Work to be completed - All of the data that follows should be retyped exactly, please, except the pictures.

** start **

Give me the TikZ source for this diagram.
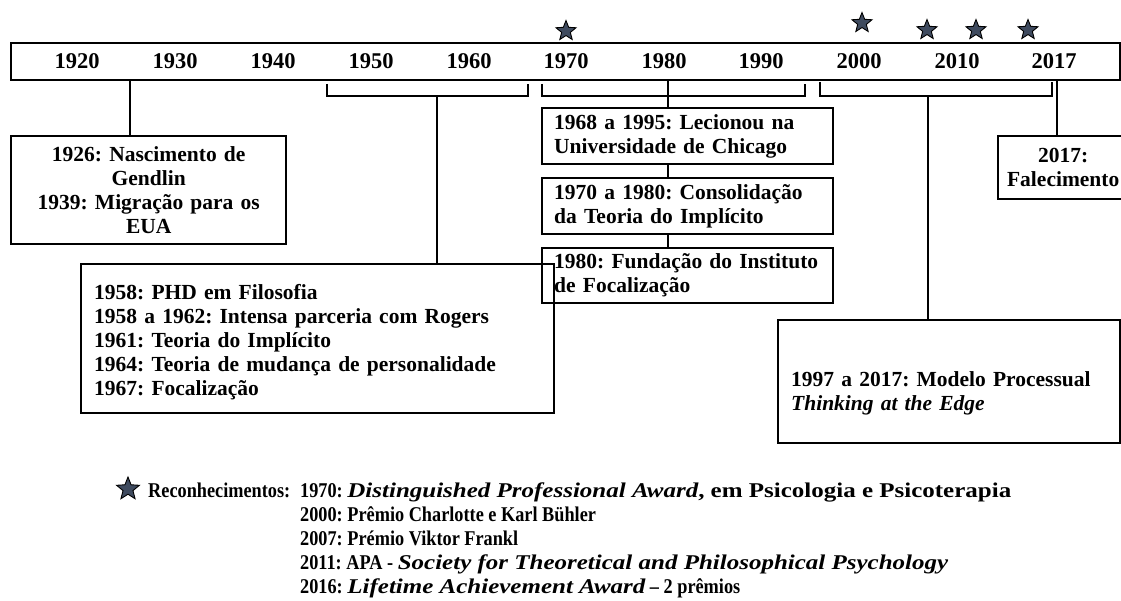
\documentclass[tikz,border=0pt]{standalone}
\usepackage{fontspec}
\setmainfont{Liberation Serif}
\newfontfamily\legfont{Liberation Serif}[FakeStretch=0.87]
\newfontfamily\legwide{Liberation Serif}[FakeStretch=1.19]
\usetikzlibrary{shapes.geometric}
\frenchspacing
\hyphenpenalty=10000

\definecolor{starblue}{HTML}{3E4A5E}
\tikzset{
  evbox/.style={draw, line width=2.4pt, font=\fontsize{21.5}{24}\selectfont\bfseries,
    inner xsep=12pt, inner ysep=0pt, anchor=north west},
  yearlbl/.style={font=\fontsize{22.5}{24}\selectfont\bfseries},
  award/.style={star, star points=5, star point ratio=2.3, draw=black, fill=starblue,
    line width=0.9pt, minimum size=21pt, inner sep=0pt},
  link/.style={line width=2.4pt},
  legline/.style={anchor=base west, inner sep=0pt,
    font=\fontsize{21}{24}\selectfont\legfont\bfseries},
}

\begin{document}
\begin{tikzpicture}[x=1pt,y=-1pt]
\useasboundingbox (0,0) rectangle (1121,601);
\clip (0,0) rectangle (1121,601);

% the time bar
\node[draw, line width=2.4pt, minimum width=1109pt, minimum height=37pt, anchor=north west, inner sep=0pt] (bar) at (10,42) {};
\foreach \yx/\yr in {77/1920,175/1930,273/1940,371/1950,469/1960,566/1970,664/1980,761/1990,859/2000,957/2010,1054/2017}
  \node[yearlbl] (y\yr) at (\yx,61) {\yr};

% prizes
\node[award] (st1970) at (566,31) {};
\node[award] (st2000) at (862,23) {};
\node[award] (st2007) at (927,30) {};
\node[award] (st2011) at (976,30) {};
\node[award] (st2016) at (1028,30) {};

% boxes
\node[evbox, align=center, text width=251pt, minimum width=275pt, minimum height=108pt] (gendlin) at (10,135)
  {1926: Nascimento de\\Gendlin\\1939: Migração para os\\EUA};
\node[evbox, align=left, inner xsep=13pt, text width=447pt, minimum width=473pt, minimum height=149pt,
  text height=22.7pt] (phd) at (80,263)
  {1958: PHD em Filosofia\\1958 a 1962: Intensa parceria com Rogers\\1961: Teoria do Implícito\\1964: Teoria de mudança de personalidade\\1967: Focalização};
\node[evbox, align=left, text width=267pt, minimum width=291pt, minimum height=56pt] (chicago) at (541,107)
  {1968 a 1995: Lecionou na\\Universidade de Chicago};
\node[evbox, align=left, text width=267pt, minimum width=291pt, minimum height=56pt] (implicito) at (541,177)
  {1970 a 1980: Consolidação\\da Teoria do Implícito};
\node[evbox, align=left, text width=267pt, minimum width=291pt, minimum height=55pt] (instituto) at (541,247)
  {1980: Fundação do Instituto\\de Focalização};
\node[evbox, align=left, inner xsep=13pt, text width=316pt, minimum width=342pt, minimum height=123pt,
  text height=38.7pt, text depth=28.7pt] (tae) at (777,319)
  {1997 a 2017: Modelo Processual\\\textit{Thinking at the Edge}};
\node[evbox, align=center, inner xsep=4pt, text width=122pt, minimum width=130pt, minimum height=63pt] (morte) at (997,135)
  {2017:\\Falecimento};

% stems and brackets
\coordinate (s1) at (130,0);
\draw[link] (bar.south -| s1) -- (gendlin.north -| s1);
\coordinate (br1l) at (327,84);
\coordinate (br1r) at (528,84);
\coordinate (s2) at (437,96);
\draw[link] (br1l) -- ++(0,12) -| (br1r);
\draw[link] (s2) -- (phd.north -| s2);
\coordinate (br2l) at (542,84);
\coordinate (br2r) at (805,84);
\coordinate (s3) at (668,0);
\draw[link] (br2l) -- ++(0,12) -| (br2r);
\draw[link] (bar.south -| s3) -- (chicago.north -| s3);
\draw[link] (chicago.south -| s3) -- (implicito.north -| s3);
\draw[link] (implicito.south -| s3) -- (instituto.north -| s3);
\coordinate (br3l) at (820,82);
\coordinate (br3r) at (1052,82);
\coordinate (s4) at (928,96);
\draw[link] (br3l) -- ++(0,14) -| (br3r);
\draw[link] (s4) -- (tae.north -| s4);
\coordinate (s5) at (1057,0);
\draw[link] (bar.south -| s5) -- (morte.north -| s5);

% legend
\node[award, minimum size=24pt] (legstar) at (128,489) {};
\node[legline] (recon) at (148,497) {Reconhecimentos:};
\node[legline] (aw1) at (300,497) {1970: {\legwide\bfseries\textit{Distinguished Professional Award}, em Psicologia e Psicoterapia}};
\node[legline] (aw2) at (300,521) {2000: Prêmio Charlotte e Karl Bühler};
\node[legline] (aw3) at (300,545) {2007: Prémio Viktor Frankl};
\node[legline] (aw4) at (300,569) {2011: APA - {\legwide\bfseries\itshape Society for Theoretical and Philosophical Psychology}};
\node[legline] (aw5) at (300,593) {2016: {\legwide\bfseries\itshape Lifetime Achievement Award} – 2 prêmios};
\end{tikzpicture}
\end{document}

** end **

Answer to the task -
Give me the TikZ source for this diagram.
\documentclass[tikz,border=0pt]{standalone}
\usepackage{fontspec}
\setmainfont{Liberation Serif}
\newfontfamily\legfont{Liberation Serif}[FakeStretch=0.87]
\newfontfamily\legwide{Liberation Serif}[FakeStretch=1.19]
\usetikzlibrary{shapes.geometric}
\frenchspacing
\hyphenpenalty=10000

\definecolor{starblue}{HTML}{3E4A5E}
\tikzset{
  evbox/.style={draw, line width=2.4pt, font=\fontsize{21.5}{24}\selectfont\bfseries,
    inner xsep=12pt, inner ysep=0pt, anchor=north west},
  yearlbl/.style={font=\fontsize{22.5}{24}\selectfont\bfseries},
  award/.style={star, star points=5, star point ratio=2.3, draw=black, fill=starblue,
    line width=0.9pt, minimum size=21pt, inner sep=0pt},
  link/.style={line width=2.4pt},
  legline/.style={anchor=base west, inner sep=0pt,
    font=\fontsize{21}{24}\selectfont\legfont\bfseries},
}

\begin{document}
\begin{tikzpicture}[x=1pt,y=-1pt]
\useasboundingbox (0,0) rectangle (1121,601);
\clip (0,0) rectangle (1121,601);

% the time bar
\node[draw, line width=2.4pt, minimum width=1109pt, minimum height=37pt, anchor=north west, inner sep=0pt] (bar) at (10,42) {};
\foreach \yx/\yr in {77/1920,175/1930,273/1940,371/1950,469/1960,566/1970,664/1980,761/1990,859/2000,957/2010,1054/2017}
  \node[yearlbl] (y\yr) at (\yx,61) {\yr};

% prizes
\node[award] (st1970) at (566,31) {};
\node[award] (st2000) at (862,23) {};
\node[award] (st2007) at (927,30) {};
\node[award] (st2011) at (976,30) {};
\node[award] (st2016) at (1028,30) {};

% boxes
\node[evbox, align=center, text width=251pt, minimum width=275pt, minimum height=108pt] (gendlin) at (10,135)
  {1926: Nascimento de\\Gendlin\\1939: Migração para os\\EUA};
\node[evbox, align=left, inner xsep=13pt, text width=447pt, minimum width=473pt, minimum height=149pt,
  text height=22.7pt] (phd) at (80,263)
  {1958: PHD em Filosofia\\1958 a 1962: Intensa parceria com Rogers\\1961: Teoria do Implícito\\1964: Teoria de mudança de personalidade\\1967: Focalização};
\node[evbox, align=left, text width=267pt, minimum width=291pt, minimum height=56pt] (chicago) at (541,107)
  {1968 a 1995: Lecionou na\\Universidade de Chicago};
\node[evbox, align=left, text width=267pt, minimum width=291pt, minimum height=56pt] (implicito) at (541,177)
  {1970 a 1980: Consolidação\\da Teoria do Implícito};
\node[evbox, align=left, text width=267pt, minimum width=291pt, minimum height=55pt] (instituto) at (541,247)
  {1980: Fundação do Instituto\\de Focalização};
\node[evbox, align=left, inner xsep=13pt, text width=316pt, minimum width=342pt, minimum height=123pt,
  text height=38.7pt, text depth=28.7pt] (tae) at (777,319)
  {1997 a 2017: Modelo Processual\\\textit{Thinking at the Edge}};
\node[evbox, align=center, inner xsep=4pt, text width=122pt, minimum width=130pt, minimum height=63pt] (morte) at (997,135)
  {2017:\\Falecimento};

% stems and brackets
\coordinate (s1) at (130,0);
\draw[link] (bar.south -| s1) -- (gendlin.north -| s1);
\coordinate (br1l) at (327,84);
\coordinate (br1r) at (528,84);
\coordinate (s2) at (437,96);
\draw[link] (br1l) -- ++(0,12) -| (br1r);
\draw[link] (s2) -- (phd.north -| s2);
\coordinate (br2l) at (542,84);
\coordinate (br2r) at (805,84);
\coordinate (s3) at (668,0);
\draw[link] (br2l) -- ++(0,12) -| (br2r);
\draw[link] (bar.south -| s3) -- (chicago.north -| s3);
\draw[link] (chicago.south -| s3) -- (implicito.north -| s3);
\draw[link] (implicito.south -| s3) -- (instituto.north -| s3);
\coordinate (br3l) at (820,82);
\coordinate (br3r) at (1052,82);
\coordinate (s4) at (928,96);
\draw[link] (br3l) -- ++(0,14) -| (br3r);
\draw[link] (s4) -- (tae.north -| s4);
\coordinate (s5) at (1057,0);
\draw[link] (bar.south -| s5) -- (morte.north -| s5);

% legend
\node[award, minimum size=24pt] (legstar) at (128,489) {};
\node[legline] (recon) at (148,497) {Reconhecimentos:};
\node[legline] (aw1) at (300,497) {1970: {\legwide\bfseries\textit{Distinguished Professional Award}, em Psicologia e Psicoterapia}};
\node[legline] (aw2) at (300,521) {2000: Prêmio Charlotte e Karl Bühler};
\node[legline] (aw3) at (300,545) {2007: Prémio Viktor Frankl};
\node[legline] (aw4) at (300,569) {2011: APA - {\legwide\bfseries\itshape Society for Theoretical and Philosophical Psychology}};
\node[legline] (aw5) at (300,593) {2016: {\legwide\bfseries\itshape Lifetime Achievement Award} – 2 prêmios};
\end{tikzpicture}
\end{document}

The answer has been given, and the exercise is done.